Tu vas souvent au Japon, tu as entendu parler de

ces nouvelles boites qui veulent interdir la danse

?

Oui, ce ne sont pas de nouvelles lois du tout. Ce sont en fait de très vieilles lois de clubs qui ressurgissent à chaque fois qu'un nouveau maire veut nettoyer la ville. Ils ne s'occupent pas vraiment des vrais problèmes comme le trafic d'êtres humains, la drogue ou les gangs. Mais plutôt « Oh, on va aller coffrer quelques hipsters qui dansent » – c'est quoi ce bordel, sérieux ? La loi est apparue après la seconde guerre mondiale et elle a commencé avec les Geishas.

Oui, de nombreux bordels avaient des pistes de danse ; du coup les lois contre le travail sexuel sont en quelque sorte également devenues des lois anti-danse.

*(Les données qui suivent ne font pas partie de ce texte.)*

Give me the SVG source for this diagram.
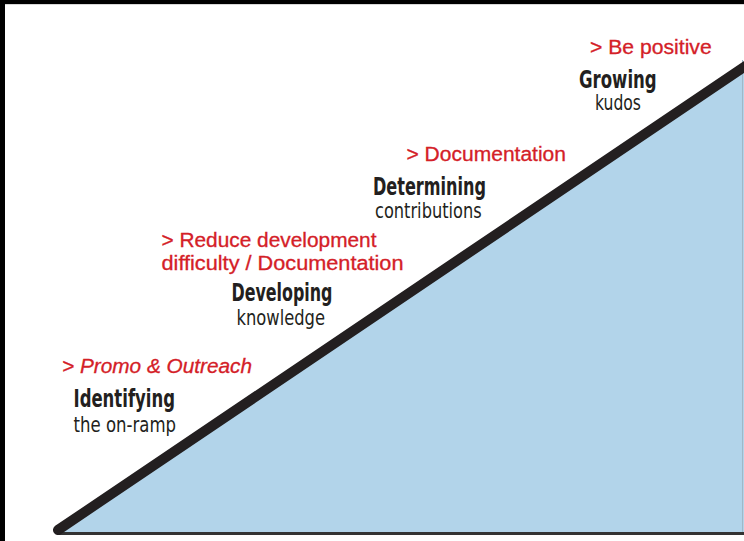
<svg xmlns="http://www.w3.org/2000/svg" width="744" height="541" viewBox="0 0 744 541">
  <style>
    .tip { font-family: "Liberation Sans", Arial, sans-serif; font-size: 20px; fill: #d42027; stroke: #d42027; stroke-width: 0.3px; }
    .tip-i { font-style: italic; }
    .stage { font-family: "DejaVu Sans Condensed", "Liberation Sans", Arial, sans-serif; font-weight: bold; font-size: 24px; fill: #231f20; }
    .sub { font-family: "DejaVu Sans Condensed", "Liberation Sans", Arial, sans-serif; font-size: 21px; fill: #231f20; }
  </style>

  <!-- page -->
  <rect x="0" y="0" width="744" height="541" fill="#ffffff"/>
  <rect x="0" y="0" width="744" height="4" fill="#000000"/>
  <rect x="0" y="0" width="5" height="541" fill="#000000"/>
  <line x1="5" y1="4.5" x2="744" y2="4.5" stroke="#d8d8d8" stroke-width="1"/>

  <!-- ramp -->
  <g id="ramp">
    <polygon points="58,532 744,532 744,67 58,530" fill="#b2d4ea"/>
    <line x1="742.5" y1="60" x2="742.5" y2="532" stroke="#9fb8c8" stroke-width="1"/>
    <line x1="58" y1="533.5" x2="744" y2="533.5" stroke="#333333" stroke-width="3"/>
    <line x1="58" y1="530" x2="760" y2="56.2" stroke="#231f20" stroke-width="10" stroke-linecap="round"/>
  </g>

  <!-- stages along the ramp -->
  <g id="stage-identifying">
    <text class="tip tip-i" x="62" y="373" textLength="190" lengthAdjust="spacingAndGlyphs">&gt; Promo &amp; Outreach</text>
    <text class="stage" x="73.5" y="406.5" textLength="101.5" lengthAdjust="spacingAndGlyphs">Identifying</text>
    <text class="sub" x="73.5" y="431.5" textLength="102.5" lengthAdjust="spacingAndGlyphs">the on-ramp</text>
  </g>

  <g id="stage-developing">
    <text class="tip" x="161.5" y="246.5" textLength="215" lengthAdjust="spacingAndGlyphs">&gt; Reduce development</text>
    <text class="tip" x="161.5" y="270" textLength="242" lengthAdjust="spacingAndGlyphs">difficulty / Documentation</text>
    <text class="stage" x="231.5" y="301" textLength="101" lengthAdjust="spacingAndGlyphs">Developing</text>
    <text class="sub" x="236.5" y="325" textLength="88.5" lengthAdjust="spacingAndGlyphs">knowledge</text>
  </g>

  <g id="stage-determining">
    <text class="tip" x="406.5" y="160.5" textLength="159.5" lengthAdjust="spacingAndGlyphs">&gt; Documentation</text>
    <text class="stage" x="373" y="195" textLength="113" lengthAdjust="spacingAndGlyphs">Determining</text>
    <text class="sub" x="375" y="218.3" textLength="106.7" lengthAdjust="spacingAndGlyphs">contributions</text>
  </g>

  <g id="stage-growing">
    <text class="tip" x="590" y="54.3" textLength="121.7" lengthAdjust="spacingAndGlyphs">&gt; Be positive</text>
    <text class="stage" x="579" y="87.5" textLength="77.7" lengthAdjust="spacingAndGlyphs">Growing</text>
    <text class="sub" x="595" y="110" textLength="46" lengthAdjust="spacingAndGlyphs">kudos</text>
  </g>
</svg>
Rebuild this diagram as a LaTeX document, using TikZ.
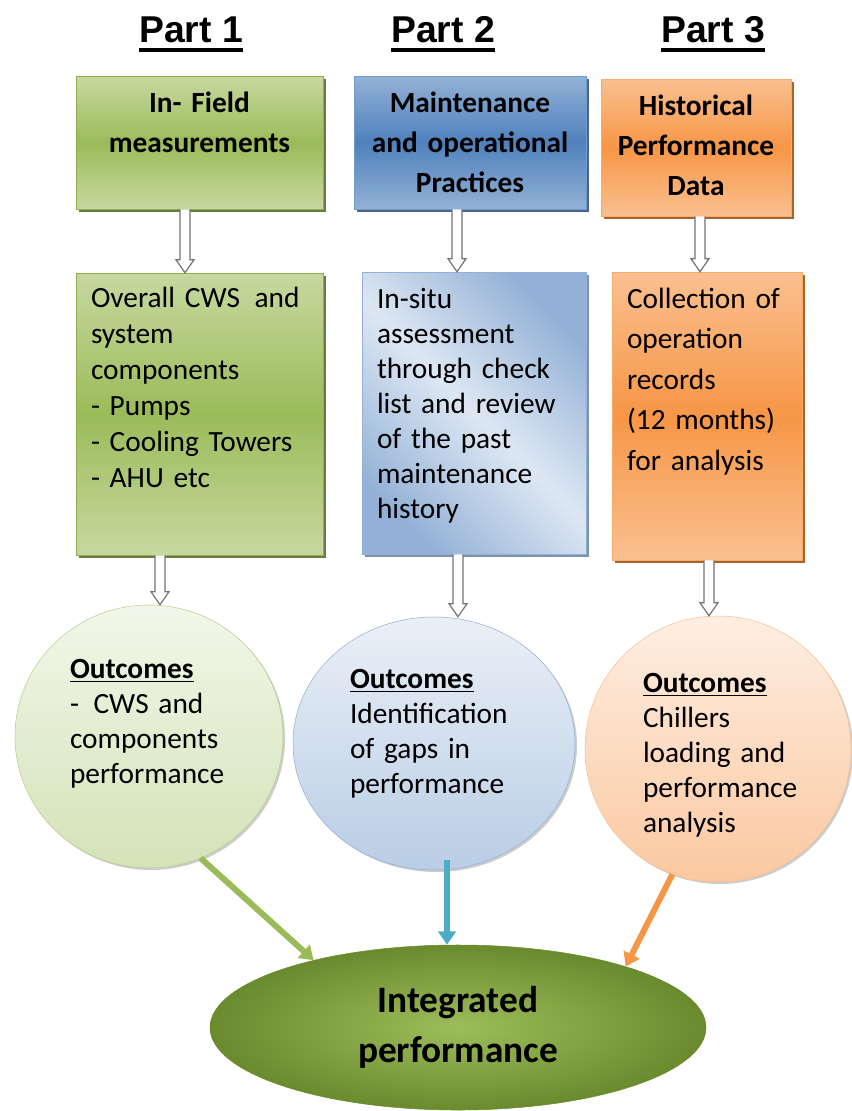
\documentclass[tikz,border=0pt]{standalone}
\usepackage{fontspec}
\setmainfont{Carlito}
\newfontfamily\partfont{Liberation Sans}
\usetikzlibrary{arrows.meta,shapes.geometric,shadows,calc}
\definecolor{grlight}{HTML}{C6D9A0}
\definecolor{grmid}{HTML}{9BBB59}
\definecolor{grline}{HTML}{8CAE4C}
\definecolor{grpale}{HTML}{D4E3B8}
\definecolor{grshade}{HTML}{4F6228}
\definecolor{bllight}{HTML}{93B1D6}
\definecolor{blmid}{HTML}{4F81BD}
\definecolor{blpale}{HTML}{DDE7F3}
\definecolor{blcirc}{HTML}{B9CDE5}
\definecolor{blshade}{HTML}{2C4A70}
\definecolor{orlight}{HTML}{FAC090}
\definecolor{ormid}{HTML}{F79646}
\definecolor{orcirc}{HTML}{FBC8A0}
\definecolor{orshade}{HTML}{984807}
\definecolor{feedblue}{HTML}{4BACC6}
\definecolor{ipdark}{HTML}{6A8A2E}
\definecolor{iplight}{HTML}{9DBD5B}
% underline bar: gap below baseline, thickness, text
\newcommand\ulbar[3]{\setbox0=\hbox{#3}%
  \rlap{\vrule width\wd0 height\dimexpr-#1\relax depth\dimexpr#1+#2\relax}\box0}
\newcommand\partline[1]{\ulbar{4.5pt}{3pt}{#1}}
\newcommand\outhead[1]{\ulbar{2.2pt}{1.1pt}{\textbf{#1}}}
% hollow block arrow: from node, to node, x offset
\newcommand\hollowarrow[3]{%
  \coordinate (ha) at ($(#1.south)+(#3,0)$);
  \coordinate (hb) at (ha |- #2.north);
  \draw[hollow] ($(ha)+(-5,0)$) -- ($(hb)+(-5,-13)$) -- ($(hb)+(-9,-13)$) -- (hb)
    -- ($(hb)+(9,-13)$) -- ($(hb)+(5,-13)$) -- ($(ha)+(5,0)$);
}
\tikzset{
  part/.style={font=\partfont\bfseries\fontsize{28}{30}\selectfont},
  head/.style={rectangle,align=center,inner xsep=4pt,inner ysep=0pt,text height=27pt,
               font=\fontsize{22}{30}\selectfont\bfseries},
  body/.style={rectangle,align=left,inner xsep=11.25pt,inner ysep=0pt,
               font=\fontsize{22}{27}\selectfont},
  outc/.style={ellipse,align=left,inner sep=0pt,text height=22.5pt,
               font=\fontsize{22}{26.25}\selectfont},
  grbox/.style={draw=grline,top color=grlight,bottom color=grlight,middle color=grmid,
                drop shadow={shadow xshift=2.5pt,shadow yshift=-2.5pt,fill=grshade,opacity=.85}},
  blbox/.style={draw=blmid!80,top color=bllight,bottom color=bllight,middle color=blmid,
                drop shadow={shadow xshift=2.5pt,shadow yshift=-2.5pt,fill=blshade,opacity=.85}},
  blpal/.style={draw=bllight,top color=bllight,bottom color=bllight,middle color=blpale,
                shading angle=-45,
                drop shadow={shadow xshift=2.5pt,shadow yshift=-2.5pt,fill=blshade,opacity=.6}},
  orbox/.style={draw=ormid!80,top color=orlight,bottom color=orlight,middle color=ormid,
                drop shadow={shadow xshift=2.5pt,shadow yshift=-2.5pt,fill=orshade,opacity=.85}},
  grcir/.style={draw=grmid!70,top color=white!70!grpale,bottom color=grpale,
                drop shadow={shadow xshift=1.5pt,shadow yshift=-1.5pt,fill=black,opacity=.2}},
  blcir/.style={draw=bllight,top color=white!70!blcirc,bottom color=blcirc,
                drop shadow={shadow xshift=1.5pt,shadow yshift=-1.5pt,fill=black,opacity=.2}},
  orcir/.style={draw=orlight,top color=white!70!orcirc,bottom color=orcirc,
                drop shadow={shadow xshift=1.5pt,shadow yshift=-1.5pt,fill=black,opacity=.2}},
  hollow/.style={draw=black!55,fill=white,line width=0.9pt,line join=miter},
  feed/.style={line width=4.5pt,-{Triangle[length=10pt,width=13pt]}},
}
\begin{document}
\begin{tikzpicture}[x=0.75pt,y=-0.75pt]
\useasboundingbox (0,0) rectangle (852,1111);
% column titles
\node[part,anchor=base] (p1) at (191,42) {\partline{Part 1}};
\node[part,anchor=base] (p2) at (443,42) {\partline{Part 2}};
\node[part,anchor=base] (p3) at (713,42) {\partline{Part 3}};
% top row
\node[head,grbox,text width=177.25pt,text depth=72.75pt] (h1) at (199.5,142.5)
  {In- Field\\measurements};
\node[head,blbox,text width=166pt,text depth=72.75pt] (h2) at (470,142.5)
  {Maintenance\\and operational\\Practices};
\node[head,orbox,text width=134.5pt,text depth=75.75pt] (h3) at (696,147.5)
  {Historical\\Performance\\Data};
% middle row
\node[body,grbox,text width=162.75pt,text height=25.5pt,text depth=186pt] (b1) at (199.5,414)
  {Overall CWS \,and\\system\\components\\- Pumps\\- Cooling Towers\\- AHU etc};
\node[body,blpal,text width=145.5pt,text height=27pt,text depth=184.5pt,
      font=\fontsize{22}{26.3}\selectfont] (b2) at (474,413)
  {In-situ\\assessment\\through check\\list and review\\of the past\\maintenance\\history};
\node[body,orbox,text width=120pt,text height=27pt,text depth=189pt,
      font=\fontsize{22}{30.4}\selectfont] (b3) at (707,416)
  {Collection of\\operation\\records\\(12 months)\\for analysis};
% outcomes
\node[outc,grcir,text width=118.5pt,text depth=110.25pt,minimum width=201pt,
      minimum height=197.25pt] (g3) at (149,736.5)
  {\outhead{Outcomes}\\- \,CWS and\\components\\performance};
\node[outc,blcir,text width=126pt,text depth=105.75pt,minimum width=211.5pt,
      minimum height=189.75pt] (c3) at (434,743.5)
  {\outhead{Outcomes}\\Identification\\of gaps in\\performance};
\node[outc,orcir,text width=112.5pt,text depth=108pt,minimum width=199.5pt,
      minimum height=199.5pt] (o3) at (718,749)
  {\outhead{Outcomes}\\Chillers\\loading and\\performance\\analysis};
% result
\node[ellipse,draw=ipdark,inner color=iplight,outer color=ipdark,align=center,
      inner sep=0pt,minimum width=372pt,minimum height=123.75pt,
      font=\fontsize{28}{37.5}\selectfont\bfseries] (ip) at (458,1027.5)
  {Integrated\\performance};
% block arrows
\hollowarrow{h1}{b1}{-14.5}
\hollowarrow{h2}{b2}{-13}
\hollowarrow{h3}{b3}{4}
\hollowarrow{b1}{g3}{-39.5}
\hollowarrow{b2}{c3}{-16}
\hollowarrow{b3}{o3}{2}
% into the result
\draw[feed,grmid] (g3.-67) -- (ip.155.7);
\coordinate (tl) at ($(c3.south)+(13,-10)$);
\draw[feed,feedblue] (tl) -- (tl |- ip.north);
\draw[feed,ormid] (o3.-110) -- (ip.20);
\end{tikzpicture}
\end{document}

C'est une énorme connerie, vraiment. Le Japon est comme n'importe quel autre pays. C'est un pays qui tourne autour du sexe, de la drogue et de la violence, comme l'Amérique. Et sous cette image d'un Japon soumis, ça reste un pays très puissant. Espérons que la loi finira par disparaître. Les hipsters devront juste apprendre à vivre avec la mafia.